N.E.R.D.’s comeback is a welcome one. On their first album in more than seven years, the Virginian hip-hop crew return with an expansive and expensive venture, encompassing the major genre trends of the past fifteen years.
And on ‘No One Ever Really Dies’, they’ve brought some friends. Featured artists on the 11-track project include Rihanna, Kendrick Lamar, André 3000, MIA and (unfortunately) a dub-reggae Ed Sheeran.
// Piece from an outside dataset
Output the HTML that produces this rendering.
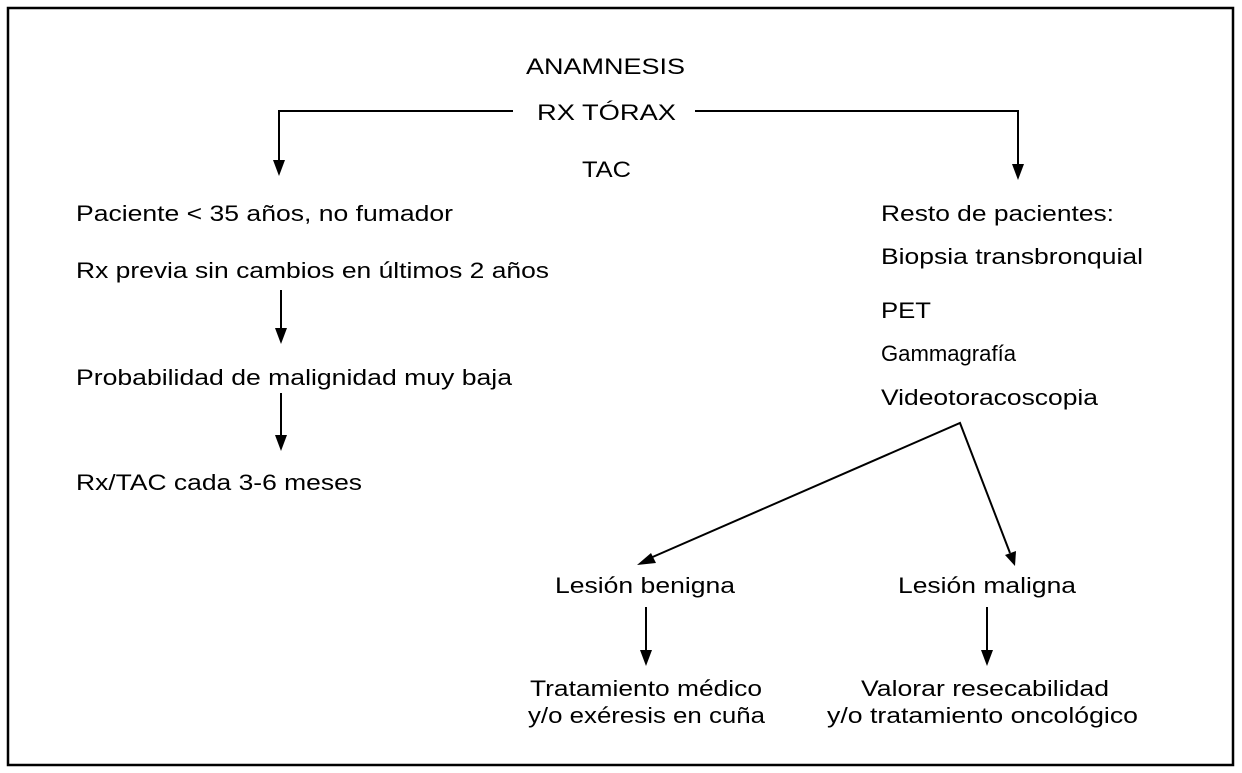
<!DOCTYPE html>
<html><head><meta charset="utf-8"><style>html,body{margin:0;padding:0;background:#fff}svg{display:block}</style></head>
<body>
<svg width="1242" height="773" viewBox="0 0 1242 773" xmlns="http://www.w3.org/2000/svg" font-family="'Liberation Sans', sans-serif" font-size="22" fill="#000">
<rect x="8" y="8" width="1225" height="757" fill="none" stroke="#000" stroke-width="2.5"/>
<g stroke="#000" stroke-width="2" fill="none">
<polyline points="513,111 279,111 279,162"/>
<polyline points="695,111 1018,111 1018,165"/>
<line x1="281" y1="290" x2="281" y2="330"/>
<line x1="281" y1="393" x2="281" y2="437"/>
<polyline points="648,559 960,423 1010,553"/>
<line x1="646" y1="607" x2="646" y2="652"/>
<line x1="987" y1="607" x2="987" y2="652"/>
</g>
<g fill="#000">
<polygon points="273,160 285,160 279,176"/>
<polygon points="1012,164 1024,164 1018,180"/>
<polygon points="275,328 287,328 281,344"/>
<polygon points="275,435 287,435 281,451"/>
<polygon points="637,565 651,553 656,563"/>
<polygon points="1015,566 1005,555 1016,551"/>
<polygon points="640,650 652,650 646,666"/>
<polygon points="981,650 993,650 987,666"/>
</g>
<g lengthAdjust="spacingAndGlyphs">
<text x="526" y="74" textLength="159" lengthAdjust="spacingAndGlyphs">ANAMNESIS</text>
<text x="537" y="120" textLength="139" lengthAdjust="spacingAndGlyphs">RX  TÓRAX</text>
<text x="582" y="177" textLength="49" lengthAdjust="spacingAndGlyphs">TAC</text>
<text x="76" y="221" textLength="377" lengthAdjust="spacingAndGlyphs">Paciente &lt; 35 años, no fumador</text>
<text x="76" y="278" textLength="473" lengthAdjust="spacingAndGlyphs">Rx previa sin cambios en últimos 2 años</text>
<text x="76" y="385" textLength="436" lengthAdjust="spacingAndGlyphs">Probabilidad de malignidad muy baja</text>
<text x="76" y="490" textLength="286" lengthAdjust="spacingAndGlyphs">Rx/TAC cada 3-6 meses</text>
<text x="881" y="221" textLength="233" lengthAdjust="spacingAndGlyphs">Resto de pacientes:</text>
<text x="881" y="264" textLength="262" lengthAdjust="spacingAndGlyphs">Biopsia transbronquial</text>
<text x="881" y="318" textLength="50" lengthAdjust="spacingAndGlyphs">PET</text>
<text x="881" y="361" textLength="135" lengthAdjust="spacingAndGlyphs">Gammagrafía</text>
<text x="881" y="405" textLength="217" lengthAdjust="spacingAndGlyphs">Videotoracoscopia</text>
<text x="555" y="593" textLength="180" lengthAdjust="spacingAndGlyphs">Lesión benigna</text>
<text x="898" y="593" textLength="178" lengthAdjust="spacingAndGlyphs">Lesión maligna</text>
<text x="530" y="696" textLength="232" lengthAdjust="spacingAndGlyphs">Tratamiento médico</text>
<text x="528" y="723" textLength="237" lengthAdjust="spacingAndGlyphs">y/o exéresis en cuña</text>
<text x="861" y="696" textLength="248" lengthAdjust="spacingAndGlyphs">Valorar resecabilidad</text>
<text x="827" y="723" textLength="311" lengthAdjust="spacingAndGlyphs">y/o tratamiento oncológico</text>
</g>
</svg>
</body></html>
Pharrell Williams, N.E.R.D.’s frontman and driving force, is internationally recognised as a master producer and collaborator. Both of these are proven on ‘No One Ever Really Dies’ – from the album’s first minutes, lead single ‘Lemon’ features a bouncing, earworm instrumental and an incredible Rihanna guest verse. Later, Gucci Mane’s trademark drawl strangely complements the funky guitar chops of ‘Voilà’, and Kendrick delivers breakneck flows on ‘Don’t Don’t Do It’ and ‘Kites’.
However, the album also exposes Pharrell’s weaknesses in crafting a solid track without collaborators. The songs without features, which mostly land in the album’s less notable second half, often feel undercooked and lacking in ideas. The worst offender, ‘Lightning Fire Magic Prayer’, is drifts aimlessly and emotionlessly for almost eight minutes.
Unsurprisingly, N.E.R.D also uses the album as a political platform, to differing degrees of success. ‘Don’t Don’t Do It’ is a slow-building but urgent call to focus attention back on police violence. Less convincing is ‘Deep Down Body Thurst’, where Pharrell seems to throw a variety of insults at President Trump over a rigid instrumental. The sociopolitical lamentations across the record are too big to miss, but not significant or original enough to make ‘No One Ever Really Dies’ a convincing political album.
This doesn’t mean there isn’t room for a band like N.E.R.D these days. In fact, the opposite is probably true: if they still have the potential to push out energetic singles like ‘Lemon’, there is a huge demand for high-quality pop-rap like this. Coupled with the trio’s undeniable production skills, there is plenty of reason to hope that the follow-up to ‘No One Ever Really Dies’ doesn’t take another seven years.
‘No One Ever Really Dies’ is out now on Columbia.